Aunt Susanne was my favorite relative as a kid. She remembered my birthday and sent me books (invariably with a religious theme), and told me stories about my father, who died when I was two years old. Aunt Susanne and my grandmother were my sole connection to a branch of the family that was largely a mystery to me.
From the time I arrived, Susanne scrutinized me in the way a birdwatcher studies a rare bird they’d only seen before in books. By this time, I had been living in San Francisco and cavorting with drag queens and having all kinds of debauched fun. I got a sense that my heathen hair would make a fine scalp for her Charismatic Christian belt. Now I was a guest in her house—the prodigal niece on her doorstep.
It was going to be a long trip.

Sometime after my first cup of coffee on my second morning there, I looked down to find my aunt’s body splayed like a starfish on the living room floor, her face buried deep into the luxurious beige pile of the carpet. She explained that she began every day by lying prostrate before God, praying for her sins and presumably the sins of humanity as a whole.
My response to this was something akin to “Wow. Thanks.” I needed a lot more than one cup of coffee to deal with this sort of information.
On the third day, she shared a sample of her speaking-in-tongues language. It was a lilting, Polynesian sort of thing, which wasn’t particularly surprising to me seeing as how she had lived in Hawaii for a time. I kept this observation to myself.
On the final day of my visit, her son made a point of taking me out for a ride around town in his new Porsche. Now, my cousin is, for lack of a better word, a tool. He was one of those guys in high school whose shorts showed about an inch more thigh than necessary, with the collar on his Izod standing vigorously at attention while one tube sock slouched defeatedly onto his topsider. And now he had a fast, phallic car to show me just how cool he was.
We were making our way toward the outskirts of town when he really started putting on speed.
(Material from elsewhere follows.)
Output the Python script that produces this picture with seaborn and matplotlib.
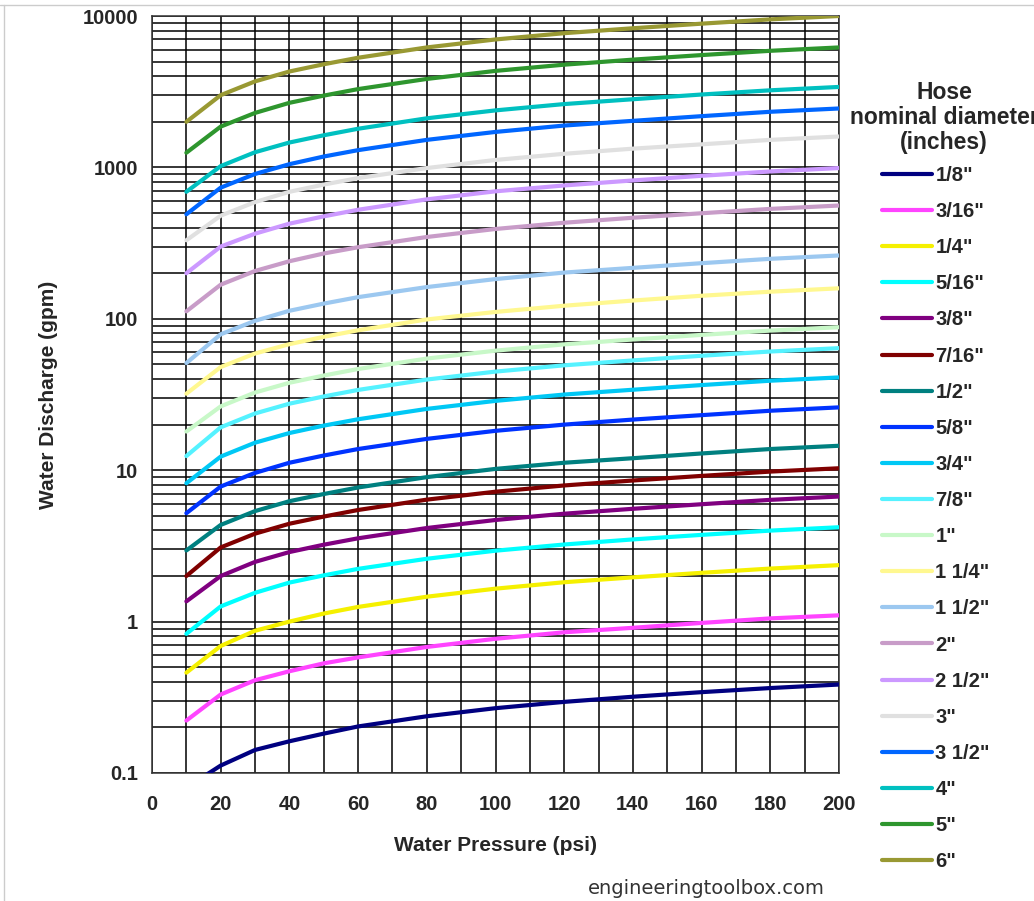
import pandas as pd
import matplotlib
matplotlib.use('Agg')
import matplotlib.pyplot as plt
from matplotlib.ticker import LogLocator, MultipleLocator, FixedLocator, NullFormatter
from matplotlib.lines import Line2D
import seaborn as sns

pressure = [10, 20, 30, 40, 50, 60, 80, 100, 120, 140, 160, 180, 200]

hose_sizes = ['1/8"', '3/16"', '1/4"', '5/16"', '3/8"', '7/16"', '1/2"', '5/8"', '3/4"', '7/8"',
              '1"', '1 1/4"', '1 1/2"', '2"', '2 1/2"', '3"', '3 1/2"', '4"', '5"', '6"']

# water discharge (gpm) per hose size
q_1_8 = [0.08, 0.112, 0.142, 0.162, 0.182, 0.203, 0.237, 0.268, 0.295, 0.319, 0.342, 0.364, 0.384]
q_3_16 = [0.222, 0.33, 0.41, 0.47, 0.53, 0.58, 0.68, 0.77, 0.85, 0.91, 0.98, 1.05, 1.1]
q_1_4 = [0.46, 0.69, 0.87, 1.0, 1.13, 1.25, 1.46, 1.65, 1.82, 1.96, 2.1, 2.24, 2.36]
q_5_16 = [0.83, 1.26, 1.55, 1.81, 2.02, 2.23, 2.6, 2.94, 3.23, 3.49, 3.74, 3.99, 4.2]
q_3_8 = [1.36, 2.0, 2.48, 2.88, 3.22, 3.55, 4.15, 4.69, 5.16, 5.56, 5.96, 6.37, 6.7]
q_7_16 = [2.0, 3.09, 3.81, 4.43, 4.94, 5.46, 6.39, 7.21, 7.93, 8.55, 9.17, 9.79, 10.3]
q_1_2 = [2.95, 4.35, 5.37, 6.24, 6.96, 7.69, 9.0, 10.2, 11.2, 12.0, 12.9, 13.8, 14.5]
q_5_8 = [5.2, 7.8, 9.6, 11.2, 12.5, 13.8, 16.1, 18.2, 20.0, 21.6, 23.1, 24.7, 26.0]
q_3_4 = [8.2, 12.3, 15.2, 17.6, 19.7, 21.7, 25.4, 28.7, 31.6, 34.0, 36.5, 39.0, 41.0]
q_7_8 = [12.4, 19.2, 23.7, 27.5, 30.7, 33.9, 39.7, 44.8, 49.3, 53.1, 57.0, 60.8, 64.0]
q_1 = [18.0, 26.4, 32.6, 37.8, 42.2, 46.6, 54.6, 61.6, 67.8, 73.0, 78.3, 83.6, 88.0]
q_1_1_4 = [32, 48, 59, 68, 76, 84, 99, 111, 122, 132, 142, 151, 159]
q_1_1_2 = [51, 79, 97, 113, 126, 139, 162, 183, 202, 217, 233, 249, 262]
q_2 = [112, 168, 207, 240, 270, 297, 347, 392, 431, 465, 498, 532, 560]
q_2_1_2 = [200, 300, 365, 425, 475, 525, 615, 695, 760, 820, 880, 940, 990]
q_3 = [330, 480, 590, 690, 770, 850, 990, 1120, 1230, 1330, 1420, 1520, 1600]
q_3_1_2 = [490, 735, 905, 1050, 1180, 1300, 1520, 1715, 1890, 2030, 2180, 2330, 2450]
q_4 = [690, 1020, 1260, 1460, 1630, 1800, 2110, 2380, 2620, 2820, 3030, 3230, 3400]
q_5 = [1250, 1860, 2290, 2670, 2980, 3290, 3840, 4340, 4770, 5150, 5520, 5890, 6200]
q_6 = [2000, 3000, 3700, 4300, 4800, 5300, 6200, 7000, 7700, 8300, 8900, 9500, 10000]

discharge = [q_1_8, q_3_16, q_1_4, q_5_16, q_3_8, q_7_16, q_1_2, q_5_8, q_3_4, q_7_8,
             q_1, q_1_1_4, q_1_1_2, q_2, q_2_1_2, q_3, q_3_1_2, q_4, q_5, q_6]

colors = ['#000080', '#ff44ff', '#f5f000', '#00ffff', '#800080', '#800000', '#008080', '#0033ff',
          '#00c8f5', '#55f2ff', '#c8f8c8', '#fff890', '#9cc8f0', '#c89cc8', '#cc99ff', '#e0e0e0',
          '#0066ff', '#00c0c0', '#2e962e', '#999933']

rows = []
for size, vals in zip(hose_sizes, discharge):
    for p, q in zip(pressure, vals):
        rows.append({'psi': p, 'gpm': q, 'size': size})
df = pd.DataFrame(rows)

sns.set_style('white')
plt.rcParams['font.family'] = ['Liberation Sans', 'DejaVu Sans']

fig = plt.figure(figsize=(10.34, 9.01), dpi=100)
ax = fig.add_axes([152 / 1034, 1 - 773 / 901, (839 - 152) / 1034, (773 - 16) / 901])

sns.lineplot(data=df, x='psi', y='gpm', hue='size', hue_order=hose_sizes,
             palette=dict(zip(hose_sizes, colors)), estimator=None, sort=False,
             linewidth=3, ax=ax, zorder=3)

ax.set_yscale('log')
ax.set_xlim(0, 200)
ax.set_ylim(0.1, 10000)

# grid
ax.xaxis.set_major_locator(MultipleLocator(20))
ax.xaxis.set_minor_locator(MultipleLocator(10))
ax.yaxis.set_major_locator(FixedLocator([0.1, 1, 10, 100, 1000, 10000]))
ax.yaxis.set_minor_locator(LogLocator(base=10, subs=range(2, 10), numticks=20))
ax.yaxis.set_minor_formatter(NullFormatter())
ax.set_yticklabels(['0.1', '1', '10', '100', '1000', '10000'])
ax.grid(True, which='both', axis='both', color='black', linewidth=1.1)
ax.set_axisbelow(True)
for s in ax.spines.values():
    s.set_color('#333333')
    s.set_linewidth(1.1)

ax.tick_params(axis='both', which='major', direction='out', length=5, width=1.1, color='#333333',
               labelsize=14.5)
ax.tick_params(axis='y', which='major', pad=5)
ax.tick_params(axis='x', which='major', pad=11)
ax.tick_params(axis='both', which='minor', length=0)
for lbl in ax.get_xticklabels() + ax.get_yticklabels():
    lbl.set_fontweight('bold')

ax.set_xlabel('Water Pressure (psi)', fontsize=15, fontweight='bold')
ax.set_ylabel('Water Discharge (gpm)', fontsize=15, fontweight='bold')
ax.xaxis.set_label_coords(0.5, -0.083)
ax.yaxis.set_label_coords(-0.137, 0.5)

# legend title drawn as its own text so it can sit centred over the entries
fig.text(944 / 1034, 1 - 81 / 901, 'Hose\nnominal diameter\n(inches)', ha='center', va='top',
         multialignment='center', linespacing=1.1, fontsize=16.5, fontweight='bold')

handles, labels = ax.get_legend_handles_labels()
leg = ax.legend(handles, labels, loc='upper left',
                bbox_to_anchor=(882 / 1034, 1 - 166 / 901), bbox_transform=fig.transFigure,
                frameon=False, handlelength=2.5, handletextpad=0.15, labelspacing=0.85,
                borderpad=0, borderaxespad=0, prop={'weight': 'bold', 'size': 14.5})
for line in leg.get_lines():
    line.set_linewidth(3)

fig.text(706 / 1034, 1 - 889 / 901, 'engineeringtoolbox.com', ha='center', va='center',
         fontsize=14, color='#333333', family='DejaVu Sans')

# screenshot frame lines
fig.add_artist(Line2D([0, 1], [1 - 5 / 901, 1 - 5 / 901], transform=fig.transFigure,
                      color='#cccccc', linewidth=1))
fig.add_artist(Line2D([4 / 1034, 4 / 1034], [0, 1 - 5 / 901], transform=fig.transFigure,
                      color='#cccccc', linewidth=1))

fig.savefig('out.png', dpi=100)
I’m not squeamish about pushing limits, but my gut told me that his driving abilities were more suitably matched to a late-80s Yugo. I could tell he was coming into the corner too fast. Sure enough, the back of the car started to slide out from under us as we took the curve.
That’s when I did a strange thing. I prayed directly to God: “Please, God. Not here, not now, and not with him.”
We swung off the side of the road, sliding sideways toward a bank of trees before he overcorrected and whipsawed the car back onto the asphalt where the fishtail continued in the opposite direction. Eyes closed, I clutched the seat until I felt the sweet mercy of tires grabbing the road. We came to a silent stop before he sputtered something about how the low center of gravity and turning radius in a Porsche allows for maneuvers like that. I asked him politely to take me back to his mother’s house.
Shaken, I walked through the garage into the back entrance, and there was Aunt Susanne standing cheerfully by the washer and dryer. We made small talk. How was your evening? Oh, it was fine until your dumbass son tried to kill me.
And then she hit me with the proposition she’d been dying to ask all along: Don’t you think it's time to take the Lord Jesus Christ as your one and only savior in your heart? We can do it right here. Right now. I can baptize you in my swimming pool.